**Instructions for the task**. Output all lines exactly.

**Available data**.

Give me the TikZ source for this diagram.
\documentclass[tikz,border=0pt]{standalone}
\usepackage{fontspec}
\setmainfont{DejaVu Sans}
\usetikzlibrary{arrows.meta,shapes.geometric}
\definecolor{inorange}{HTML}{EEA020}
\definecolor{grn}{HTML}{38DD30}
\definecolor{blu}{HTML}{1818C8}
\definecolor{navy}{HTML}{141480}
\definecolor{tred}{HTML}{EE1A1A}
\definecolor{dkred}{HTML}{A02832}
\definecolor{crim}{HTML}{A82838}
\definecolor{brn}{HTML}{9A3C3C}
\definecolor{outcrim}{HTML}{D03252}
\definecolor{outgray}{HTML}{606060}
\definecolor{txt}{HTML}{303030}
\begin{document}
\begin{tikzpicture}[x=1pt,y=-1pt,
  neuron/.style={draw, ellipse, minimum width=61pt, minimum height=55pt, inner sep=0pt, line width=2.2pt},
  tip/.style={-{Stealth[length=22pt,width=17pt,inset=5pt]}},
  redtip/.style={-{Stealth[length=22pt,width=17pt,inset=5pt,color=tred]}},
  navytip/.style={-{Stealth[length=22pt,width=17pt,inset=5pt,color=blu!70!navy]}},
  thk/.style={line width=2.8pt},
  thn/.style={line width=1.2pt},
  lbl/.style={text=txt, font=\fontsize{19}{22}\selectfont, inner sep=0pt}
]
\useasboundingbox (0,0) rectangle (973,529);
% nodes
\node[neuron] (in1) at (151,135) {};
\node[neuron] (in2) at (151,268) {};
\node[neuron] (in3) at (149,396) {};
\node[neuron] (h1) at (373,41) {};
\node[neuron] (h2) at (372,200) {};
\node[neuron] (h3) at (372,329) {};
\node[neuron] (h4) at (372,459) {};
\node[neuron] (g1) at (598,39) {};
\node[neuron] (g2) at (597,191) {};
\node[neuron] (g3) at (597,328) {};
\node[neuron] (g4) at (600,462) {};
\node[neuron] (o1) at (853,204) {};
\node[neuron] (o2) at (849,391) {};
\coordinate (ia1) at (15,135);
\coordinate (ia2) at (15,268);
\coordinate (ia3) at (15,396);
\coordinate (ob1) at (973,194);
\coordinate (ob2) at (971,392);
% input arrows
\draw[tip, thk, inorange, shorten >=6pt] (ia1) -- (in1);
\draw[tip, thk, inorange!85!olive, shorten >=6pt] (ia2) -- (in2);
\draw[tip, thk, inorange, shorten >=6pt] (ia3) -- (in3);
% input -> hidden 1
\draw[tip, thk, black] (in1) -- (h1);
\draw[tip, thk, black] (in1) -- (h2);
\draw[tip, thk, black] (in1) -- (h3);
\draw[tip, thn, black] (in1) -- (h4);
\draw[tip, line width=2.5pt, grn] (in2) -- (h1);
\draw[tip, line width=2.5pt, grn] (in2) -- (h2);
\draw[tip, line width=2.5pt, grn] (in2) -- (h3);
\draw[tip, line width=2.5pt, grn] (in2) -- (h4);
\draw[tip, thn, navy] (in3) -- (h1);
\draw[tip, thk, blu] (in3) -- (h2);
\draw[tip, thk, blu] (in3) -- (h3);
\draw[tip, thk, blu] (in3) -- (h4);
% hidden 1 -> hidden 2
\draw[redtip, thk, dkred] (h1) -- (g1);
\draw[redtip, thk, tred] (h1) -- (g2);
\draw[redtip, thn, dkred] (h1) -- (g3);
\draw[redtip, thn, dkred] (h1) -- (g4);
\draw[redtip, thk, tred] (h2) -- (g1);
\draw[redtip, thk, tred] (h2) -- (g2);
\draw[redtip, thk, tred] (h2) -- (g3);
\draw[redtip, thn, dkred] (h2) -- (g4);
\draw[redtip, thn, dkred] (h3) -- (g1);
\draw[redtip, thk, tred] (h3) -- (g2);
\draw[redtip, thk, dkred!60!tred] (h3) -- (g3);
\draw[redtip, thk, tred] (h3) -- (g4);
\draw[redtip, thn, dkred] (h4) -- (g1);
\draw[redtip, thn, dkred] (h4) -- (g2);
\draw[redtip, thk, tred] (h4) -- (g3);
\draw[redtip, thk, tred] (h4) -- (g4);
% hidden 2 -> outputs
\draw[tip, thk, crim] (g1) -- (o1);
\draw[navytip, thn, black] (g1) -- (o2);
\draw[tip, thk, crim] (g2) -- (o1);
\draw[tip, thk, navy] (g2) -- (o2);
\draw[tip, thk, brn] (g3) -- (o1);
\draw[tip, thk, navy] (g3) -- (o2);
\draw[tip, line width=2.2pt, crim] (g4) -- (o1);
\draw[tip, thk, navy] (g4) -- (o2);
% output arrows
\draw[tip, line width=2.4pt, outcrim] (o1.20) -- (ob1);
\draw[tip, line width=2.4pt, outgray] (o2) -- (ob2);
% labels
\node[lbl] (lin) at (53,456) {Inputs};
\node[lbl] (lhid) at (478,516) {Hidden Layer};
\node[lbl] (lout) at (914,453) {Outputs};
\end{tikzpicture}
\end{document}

**Exercise result**.
Give me the TikZ source for this diagram.
\documentclass[tikz,border=0pt]{standalone}
\usepackage{fontspec}
\setmainfont{DejaVu Sans}
\usetikzlibrary{arrows.meta,shapes.geometric}
\definecolor{inorange}{HTML}{EEA020}
\definecolor{grn}{HTML}{38DD30}
\definecolor{blu}{HTML}{1818C8}
\definecolor{navy}{HTML}{141480}
\definecolor{tred}{HTML}{EE1A1A}
\definecolor{dkred}{HTML}{A02832}
\definecolor{crim}{HTML}{A82838}
\definecolor{brn}{HTML}{9A3C3C}
\definecolor{outcrim}{HTML}{D03252}
\definecolor{outgray}{HTML}{606060}
\definecolor{txt}{HTML}{303030}
\begin{document}
\begin{tikzpicture}[x=1pt,y=-1pt,
  neuron/.style={draw, ellipse, minimum width=61pt, minimum height=55pt, inner sep=0pt, line width=2.2pt},
  tip/.style={-{Stealth[length=22pt,width=17pt,inset=5pt]}},
  redtip/.style={-{Stealth[length=22pt,width=17pt,inset=5pt,color=tred]}},
  navytip/.style={-{Stealth[length=22pt,width=17pt,inset=5pt,color=blu!70!navy]}},
  thk/.style={line width=2.8pt},
  thn/.style={line width=1.2pt},
  lbl/.style={text=txt, font=\fontsize{19}{22}\selectfont, inner sep=0pt}
]
\useasboundingbox (0,0) rectangle (973,529);
% nodes
\node[neuron] (in1) at (151,135) {};
\node[neuron] (in2) at (151,268) {};
\node[neuron] (in3) at (149,396) {};
\node[neuron] (h1) at (373,41) {};
\node[neuron] (h2) at (372,200) {};
\node[neuron] (h3) at (372,329) {};
\node[neuron] (h4) at (372,459) {};
\node[neuron] (g1) at (598,39) {};
\node[neuron] (g2) at (597,191) {};
\node[neuron] (g3) at (597,328) {};
\node[neuron] (g4) at (600,462) {};
\node[neuron] (o1) at (853,204) {};
\node[neuron] (o2) at (849,391) {};
\coordinate (ia1) at (15,135);
\coordinate (ia2) at (15,268);
\coordinate (ia3) at (15,396);
\coordinate (ob1) at (973,194);
\coordinate (ob2) at (971,392);
% input arrows
\draw[tip, thk, inorange, shorten >=6pt] (ia1) -- (in1);
\draw[tip, thk, inorange!85!olive, shorten >=6pt] (ia2) -- (in2);
\draw[tip, thk, inorange, shorten >=6pt] (ia3) -- (in3);
% input -> hidden 1
\draw[tip, thk, black] (in1) -- (h1);
\draw[tip, thk, black] (in1) -- (h2);
\draw[tip, thk, black] (in1) -- (h3);
\draw[tip, thn, black] (in1) -- (h4);
\draw[tip, line width=2.5pt, grn] (in2) -- (h1);
\draw[tip, line width=2.5pt, grn] (in2) -- (h2);
\draw[tip, line width=2.5pt, grn] (in2) -- (h3);
\draw[tip, line width=2.5pt, grn] (in2) -- (h4);
\draw[tip, thn, navy] (in3) -- (h1);
\draw[tip, thk, blu] (in3) -- (h2);
\draw[tip, thk, blu] (in3) -- (h3);
\draw[tip, thk, blu] (in3) -- (h4);
% hidden 1 -> hidden 2
\draw[redtip, thk, dkred] (h1) -- (g1);
\draw[redtip, thk, tred] (h1) -- (g2);
\draw[redtip, thn, dkred] (h1) -- (g3);
\draw[redtip, thn, dkred] (h1) -- (g4);
\draw[redtip, thk, tred] (h2) -- (g1);
\draw[redtip, thk, tred] (h2) -- (g2);
\draw[redtip, thk, tred] (h2) -- (g3);
\draw[redtip, thn, dkred] (h2) -- (g4);
\draw[redtip, thn, dkred] (h3) -- (g1);
\draw[redtip, thk, tred] (h3) -- (g2);
\draw[redtip, thk, dkred!60!tred] (h3) -- (g3);
\draw[redtip, thk, tred] (h3) -- (g4);
\draw[redtip, thn, dkred] (h4) -- (g1);
\draw[redtip, thn, dkred] (h4) -- (g2);
\draw[redtip, thk, tred] (h4) -- (g3);
\draw[redtip, thk, tred] (h4) -- (g4);
% hidden 2 -> outputs
\draw[tip, thk, crim] (g1) -- (o1);
\draw[navytip, thn, black] (g1) -- (o2);
\draw[tip, thk, crim] (g2) -- (o1);
\draw[tip, thk, navy] (g2) -- (o2);
\draw[tip, thk, brn] (g3) -- (o1);
\draw[tip, thk, navy] (g3) -- (o2);
\draw[tip, line width=2.2pt, crim] (g4) -- (o1);
\draw[tip, thk, navy] (g4) -- (o2);
% output arrows
\draw[tip, line width=2.4pt, outcrim] (o1.20) -- (ob1);
\draw[tip, line width=2.4pt, outgray] (o2) -- (ob2);
% labels
\node[lbl] (lin) at (53,456) {Inputs};
\node[lbl] (lhid) at (478,516) {Hidden Layer};
\node[lbl] (lout) at (914,453) {Outputs};
\end{tikzpicture}
\end{document}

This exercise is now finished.